2. Un gouvernement qui parle d’économie mais n’intervient pas.

  Après la vente à rabais des intérêts d’Hydro-Québec dans Avestor, cautionnée par son PDG, on aurait pu espérer que le gouvernement demande des comptes pour les centaines de millions de dollars d’argent public investis. Rien de la sorte ne s’est produit et il est difficile de dire si c’est par ignorance ou par aveu d’impuissance envers la société d’État.

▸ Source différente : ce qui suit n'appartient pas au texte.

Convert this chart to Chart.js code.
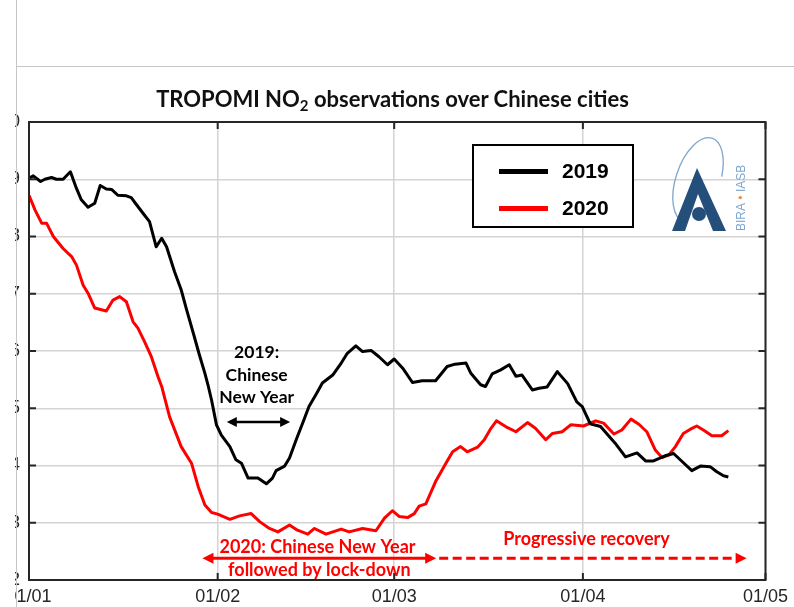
<!DOCTYPE html>
<html>
<head>
<meta charset="utf-8">
<script src="https://cdn.jsdelivr.net/npm/chart.js@4.4.1/dist/chart.umd.min.js"></script>
<style>
  html, body { margin: 0; padding: 0; background: #fff; }
  body { width: 794px; height: 607px; position: relative; overflow: hidden; }
  #frame { position: absolute; left: 15px; top: 0; width: 779px; height: 607px; overflow: hidden; }
  #frame canvas { position: absolute; left: -15px; top: 0; }
  #edgeV { position: absolute; left: 16px; top: 0; width: 1px; height: 607px; background: #c6c6c6; }
  #edgeH { position: absolute; left: 16px; top: 66px; width: 778px; height: 1px; background: #c6c6c6; }
  #title { position: absolute; left: 0; top: 88px; width: 785px; text-align: center;
           font: bold 22px Lato, 'Open Sans', sans-serif; line-height: 22px; color: #111; white-space: nowrap; }
  #title sub { font-size: 15px; line-height: 0; vertical-align: -4px; }
</style>
</head>
<body>
<div id="frame"><canvas id="chart" width="794" height="607"></canvas></div>
<div id="edgeV"></div>
<div id="edgeH"></div>
<div id="title">TROPOMI NO<sub>2</sub> observations over Chinese cities</div>
<script>
// Days since 1 January and mean tropospheric NO2 column for each year
const day2019 = [0, 0.7, 1.9, 2.6, 3.7, 4.5, 5.6, 6.8, 7.8, 8.6, 9.7, 10.8, 11.7, 12.7, 13.6, 14.6, 16, 16.8,
  17.7, 18.7, 19.8, 20.9, 21.8, 22.6, 23.9, 25, 25.9, 27, 28, 28.9, 29.4, 30, 30.8, 31.6, 33, 34, 34.9,
  36, 37.6, 39, 40, 40.6, 42, 42.8, 43.9, 45, 46, 47.2, 48.2, 49.9, 51.3, 52.3, 53.7, 54.8, 56.2, 57.5,
  58.9, 60, 61.4, 63, 64.6, 66.8, 68.7, 70, 71.8, 72.6, 74.2, 75, 76.1, 77.5, 78.9, 80, 81, 82.7, 83.8,
  85.1, 86.8, 88.5, 90, 90.9, 92.2, 93.9, 96.3, 98, 99.9, 101.3, 102.6, 104.5, 105.9, 107.3, 108.9,
  110.3, 111.9, 113, 114.1, 114.9];
const no2_2019 = [9.02, 9.06, 8.96, 9.00, 9.03, 9.00, 9.00, 9.13, 8.84, 8.64, 8.51, 8.58, 8.89, 8.83, 8.82, 8.72, 8.71, 8.68,
  8.55, 8.41, 8.26, 7.82, 7.97, 7.82, 7.39, 7.07, 6.72, 6.31, 5.93, 5.61, 5.41, 5.14, 4.71, 4.53, 4.33, 4.10, 4.04,
  3.78, 3.78, 3.68, 3.78, 3.91, 3.99, 4.13, 4.45, 4.75, 5.03, 5.25, 5.44, 5.58, 5.79, 5.96, 6.09, 5.99, 6.01, 5.90,
  5.76, 5.86, 5.70, 5.45, 5.48, 5.48, 5.73, 5.77, 5.79, 5.61, 5.41, 5.38, 5.60, 5.67, 5.76, 5.56, 5.58, 5.32, 5.35,
  5.37, 5.64, 5.43, 5.11, 5.03, 4.73, 4.68, 4.39, 4.15, 4.22, 4.08, 4.08, 4.17, 4.21, 4.07, 3.91,
  3.99, 3.98, 3.89, 3.82, 3.80];

const day2020 = [0, 1, 2.1, 2.9, 4, 5.6, 7, 7.8, 8.9, 9.7, 10.8, 12.7, 13.8, 14.9, 16, 17.1, 17.9, 19, 20.1,
  21.2, 21.8, 23.1, 25, 26.7, 27.8, 28.9, 30, 31, 33, 34.6, 36.5, 37.9, 39.5, 40.9, 42.8, 44.1, 45.8, 46.9,
  48.8, 51.3, 52.6, 54.8, 57, 58.4, 59.7, 60.8, 62.2, 63.3, 64.1, 65.2, 66.8, 68.5, 69.6, 70.9, 72, 73.7,
  74.8, 75.9, 76.8, 78.3, 80, 81.9, 83.2, 84.9, 86, 87.6, 89, 91.1, 93.1, 94.4, 96.1, 97.4, 98.9, 100.2,
  101.5, 102.9, 104, 105.1, 106.2, 107.5, 108.6, 109.7, 110.8, 112.2, 113.8, 114.9];
const no2_2020 = [8.72, 8.46, 8.23, 8.23, 8.00, 7.79, 7.65, 7.50, 7.15, 7.01, 6.75, 6.70, 6.89, 6.95, 6.86, 6.51, 6.40, 6.16, 5.90,
  5.55, 5.38, 4.85, 4.33, 4.04, 3.63, 3.31, 3.18, 3.15, 3.06, 3.12, 3.16, 3.02, 2.90, 2.84, 2.96, 2.87, 2.80, 2.90,
  2.80, 2.89, 2.84, 2.90, 2.86, 3.08, 3.21, 3.11, 3.09, 3.16, 3.29, 3.33, 3.72, 4.04, 4.24, 4.33, 4.24, 4.32,
  4.45, 4.65, 4.78, 4.68, 4.59, 4.75, 4.65, 4.45, 4.56, 4.59, 4.71, 4.69, 4.78, 4.74, 4.55, 4.62, 4.81, 4.72,
  4.59, 4.27, 4.14, 4.18, 4.33, 4.56, 4.63, 4.69, 4.62, 4.52, 4.52, 4.61];

const seriesNames = ['2019', '2020'];
const monthTicks = [0, 31, 60, 91, 121];
const monthLabels = ['01/01', '01/02', '01/03', '01/04', '01/05'];
const valueTicks = [2, 3, 4, 5, 6, 7, 8, 9, 10];

const toPoints = (days, vals) => days.map((d, i) => ({ x: d, y: vals[i] }));

const AXIS_COLOR = '#262626';
const GRID_COLOR = '#d4d4d4';
const RED = '#ff0000';

function arrowHead(ctx, x, y, dir, len, half) {
  ctx.beginPath();
  ctx.moveTo(x, y);
  ctx.lineTo(x - dir * len, y - half);
  ctx.lineTo(x - dir * len, y + half);
  ctx.closePath();
  ctx.fill();
}

// Box around the plot with inward tick marks on all four sides
const axesBox = {
  id: 'axesBox',
  afterDatasetsDraw(chart) {
    const { ctx, chartArea: a, scales } = chart;
    ctx.save();
    ctx.strokeStyle = AXIS_COLOR;
    ctx.lineWidth = 2;
    ctx.strokeRect(a.left, a.top, a.right - a.left, a.bottom - a.top);
    const t = 7;
    ctx.beginPath();
    valueTicks.forEach(v => {
      const y = scales.y.getPixelForValue(v);
      ctx.moveTo(a.left, y); ctx.lineTo(a.left + t, y);
      ctx.moveTo(a.right, y); ctx.lineTo(a.right - t, y);
    });
    monthTicks.forEach(v => {
      const x = scales.x.getPixelForValue(v);
      ctx.moveTo(x, a.bottom); ctx.lineTo(x, a.bottom - t);
      ctx.moveTo(x, a.top); ctx.lineTo(x, a.top + t);
    });
    ctx.stroke();
    ctx.restore();
  }
};

// Text and arrows marking the New Year periods
const notes = {
  id: 'notes',
  afterDatasetsDraw(chart) {
    const { ctx, scales: { x: sx, y: sy } } = chart;
    const X = v => sx.getPixelForValue(v), Y = v => sy.getPixelForValue(v);
    ctx.save();
    ctx.textAlign = 'center';
    ctx.textBaseline = 'middle';

    // 2019 holiday
    ctx.fillStyle = '#000';
    ctx.font = 'bold 17.5px Lato, sans-serif';
    ['2019:', 'Chinese', 'New Year'].forEach((s, i) => ctx.fillText(s, X(37.4), Y([5.98, 5.58, 5.19][i])));
    const ay = Y(4.76), ax0 = X(32.5), ax1 = X(42.9);
    ctx.strokeStyle = '#000';
    ctx.lineWidth = 2.5;
    ctx.beginPath(); ctx.moveTo(ax0 + 6, ay); ctx.lineTo(ax1 - 6, ay); ctx.stroke();
    arrowHead(ctx, ax0, ay, -1, 10, 5);
    arrowHead(ctx, ax1, ay, 1, 10, 5);

    // 2020 holiday, lock-down and recovery
    ctx.fillStyle = RED;
    ctx.strokeStyle = RED;
    ctx.font = 'bold 18px Lato, sans-serif';
    ctx.fillText('2020: Chinese New Year', X(47.4), Y(2.58));
    ctx.fillText('followed by lock-down', X(47.7), Y(2.17));
    ctx.fillText('Progressive recovery', X(91.6), Y(2.72));
    const ry = Y(2.38), r0 = X(28.5), r1 = X(66.9), r2 = X(117.9);
    ctx.lineWidth = 3;
    ctx.beginPath(); ctx.moveTo(r0 + 6, ry); ctx.lineTo(r1 - 6, ry); ctx.stroke();
    arrowHead(ctx, r0, ry, -1, 11, 5.5);
    arrowHead(ctx, r1, ry, 1, 11, 5.5);
    ctx.setLineDash([9, 4.5]);
    ctx.beginPath(); ctx.moveTo(r1 + 3, ry); ctx.lineTo(r2 - 8, ry); ctx.stroke();
    ctx.setLineDash([]);
    arrowHead(ctx, r2, ry, 1, 11, 5.5);
    ctx.restore();
  }
};

// Boxed legend and institute logo in the upper right
const legendAndLogo = {
  id: 'legendAndLogo',
  afterDraw(chart) {
    const { ctx } = chart;
    ctx.save();
    // legend box
    ctx.fillStyle = '#fff';
    ctx.fillRect(473, 145, 160, 82);
    ctx.strokeStyle = '#000';
    ctx.lineWidth = 2;
    ctx.strokeRect(473, 145, 160, 82);
    chart.data.datasets.forEach((ds, i) => {
      const y = 171.5 + i * 37;
      ctx.strokeStyle = ds.borderColor;
      ctx.lineWidth = 5;
      ctx.beginPath(); ctx.moveTo(499, y); ctx.lineTo(548, y); ctx.stroke();
      ctx.fillStyle = '#000';
      ctx.font = 'bold 21px "Liberation Sans", Arial, sans-serif';
      ctx.textAlign = 'left';
      ctx.textBaseline = 'middle';
      ctx.fillText(ds.label, 562, y + 1);
    });

    // logo: orbit arc
    ctx.strokeStyle = '#7ea6cf';
    ctx.lineWidth = 1.3;
    ctx.beginPath();
    ctx.ellipse(698, 180, 22, 44, 0.33, 1.55, 2 * Math.PI - 0.25);
    ctx.stroke();
    // logo: A and dot
    ctx.fillStyle = '#244f7b';
    ctx.beginPath();
    ctx.moveTo(697, 168);
    ctx.lineTo(726, 231);
    ctx.lineTo(713, 231);
    ctx.lineTo(698, 194);
    ctx.lineTo(685, 231);
    ctx.lineTo(672, 231);
    ctx.closePath();
    ctx.fill();
    ctx.beginPath();
    ctx.arc(699, 214, 7, 0, 2 * Math.PI);
    ctx.fill();
    // logo: vertical name
    ctx.translate(742, 231);
    ctx.rotate(-Math.PI / 2);
    ctx.font = '12px "Liberation Sans", Arial, sans-serif';
    ctx.textAlign = 'left';
    ctx.textBaseline = 'middle';
    let px = 0;
    [['BIRA', '#7ea6cf'], [' \u2022 ', '#e8903a'], ['IASB', '#7ea6cf']].forEach(([s, c]) => {
      ctx.fillStyle = c;
      ctx.fillText(s, px, 0);
      px += ctx.measureText(s).width;
    });
    ctx.restore();
  }
};

new Chart(document.getElementById('chart'), {
  type: 'line',
  data: {
    datasets: [
      { label: seriesNames[0], data: toPoints(day2019, no2_2019), borderColor: '#000000', borderWidth: 3,
        pointRadius: 0, tension: 0, borderJoinStyle: 'round', fill: false },
      { label: seriesNames[1], data: toPoints(day2020, no2_2020), borderColor: RED, borderWidth: 3,
        pointRadius: 0, tension: 0, borderJoinStyle: 'round', fill: false }
    ]
  },
  options: {
    responsive: false,
    animation: false,
    layout: { padding: { left: 0, right: 27, top: 122, bottom: 0 } },
    plugins: { legend: { display: false }, tooltip: { enabled: false }, title: { display: false } },
    scales: {
      x: {
        type: 'linear', min: 0, max: 121,
        afterBuildTicks: s => { s.ticks = monthTicks.map(v => ({ value: v })); },
        afterFit: s => { s.height = 27; },
        ticks: { callback: (v, i) => monthLabels[i], color: AXIS_COLOR, padding: 6, maxRotation: 0, autoSkip: false,
                 font: { family: '"Liberation Sans", Arial, sans-serif', size: 18 } },
        grid: { color: GRID_COLOR, lineWidth: 1.5, drawTicks: false },
        border: { display: false }
      },
      y: {
        min: 2, max: 10,
        afterBuildTicks: s => { s.ticks = valueTicks.map(v => ({ value: v })); },
        afterFit: s => { s.width = 29; },
        ticks: { color: AXIS_COLOR, padding: 9,
                 font: { family: '"Liberation Sans", Arial, sans-serif', size: 18 } },
        grid: { color: GRID_COLOR, lineWidth: 1.5, drawTicks: false },
        border: { display: false }
      }
    }
  },
  plugins: [axesBox, notes, legendAndLogo]
});
</script>
</body>
</html>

  Dans le dossier Phostech, avec l’ouverture des droits exclusifs concédés à l’entreprise locale et surtout l’abandon de la ‘Clause Québec’, le gouvernement ne peut plaider l’ignorance. L’auteur de cette opinion, après avoir écrit personnellement en 2009 au PDG d’Hydro-Québec, Thierry Vandal, a écrit au ministre Béchard des Ressources naturelles (MRNF), au ministre Bachand du Développement Économique, de l’industrie, de l’innovation et de l’Exportation (MDEIIE) et même au premier ministre Charest pour expliquer les enjeux et l’importance de la ‘Clause Québec’ et leur demander d’exiger des explications de la société d’État. En 2010, après avoir démissionné de ses fonctions dans Phostech pour pouvoir exprimer son opinion, l’auteur a écrit de nouveau aux ministres Normandeau (MRNF) et Gignac (MDEIIE) avec copie à Jean Charest pour expliquer plus précisément les enjeux; de plus il a provoqué une rencontre non partisane avec la ministre Normandeau, avec l’appui du député de La Prairie à l’époque, pour suggérer des solutions qui respectent les intérêts du Québec. Il n’y a pas eu de suite.

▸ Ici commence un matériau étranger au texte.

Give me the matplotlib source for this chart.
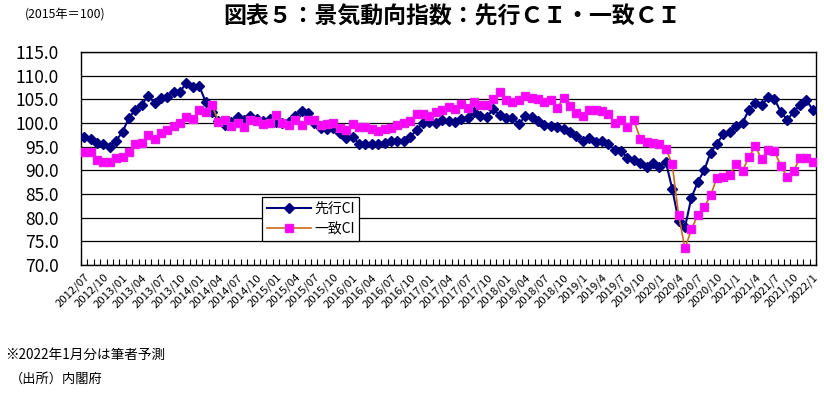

  Après l’ouverture de l’exclusivité de Phostech en 2011 et les sorties publiques de l’auteur, le ministre Gignac a repris à son compte les arguments d’Hydro-Québec comme quoi plus d’une licence est nécessaire pour développer le marché (la licence exclusive de Phostech avait pourtant une clause prévoyant un second fournisseur!) et que selon lui d’autres usines viendraient sous peu s'installer au Québec pour fabriquer du phosphate et même des accumulateurs au phosphate de fer. Rien de tel ne s’est produit et maintenant Phostech (dans laquelle Investissement Québec a mis 8M$) subit une compétition implacable des autres licenciés dans un marché qui ne s’est pas accéléré pour autant et aucune usine additionnelle n’est en vue malgré les promesses faites pour justifier l’abolition de la ‘Clause Québec’.

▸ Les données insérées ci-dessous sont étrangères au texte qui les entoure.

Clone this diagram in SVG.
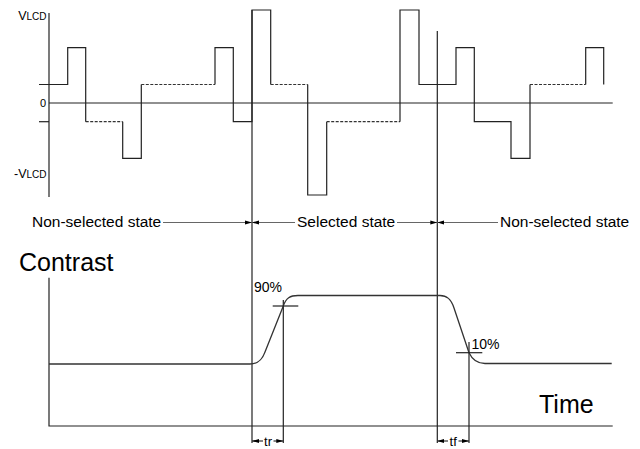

  À la veille des élections, ce même gouvernement promettait un Plan Nord pour extraire des roches et les exporter comme moyen de relancer l’économie. Après 40 ans de R&D, la conclusion de l’auteur est celle d’un retour à la case départ dans un pays sous-développé. Le gouvernement sortant ne peut certainement pas nier sa responsabilité dans cette incroyable occasion ratée de se doter d’une nouvelle base industrielle. Il faut souhaiter que le nouveau parlement questionne les dirigeants d’Hydro-Québec sur les motifs de leurs décisions. Cela fait, l’auteur souhaite que les partis résistent à l’idée de réorganiser et de couper dans la société d’État simplement pour avoir l’air de changer quelque chose mais au contraire, y regardent de plus près pour comprendre comment la société a pu développer une technologie de classe internationale et comment s’assurer dans le futur que des improvisations de dernière minute ne viennent ruiner les investissements. Pour l'auteur, Hydro-Québec en plus de générer des profits pour les dépenses du gouvernement, doit, plus que jamais, assumer son rôle unique d’outil de développement technologique du Québec dans le domaine de l’énergie au sens large. On n’est plus à l’époque ou la recherche se faisait dans le fond d’un garage!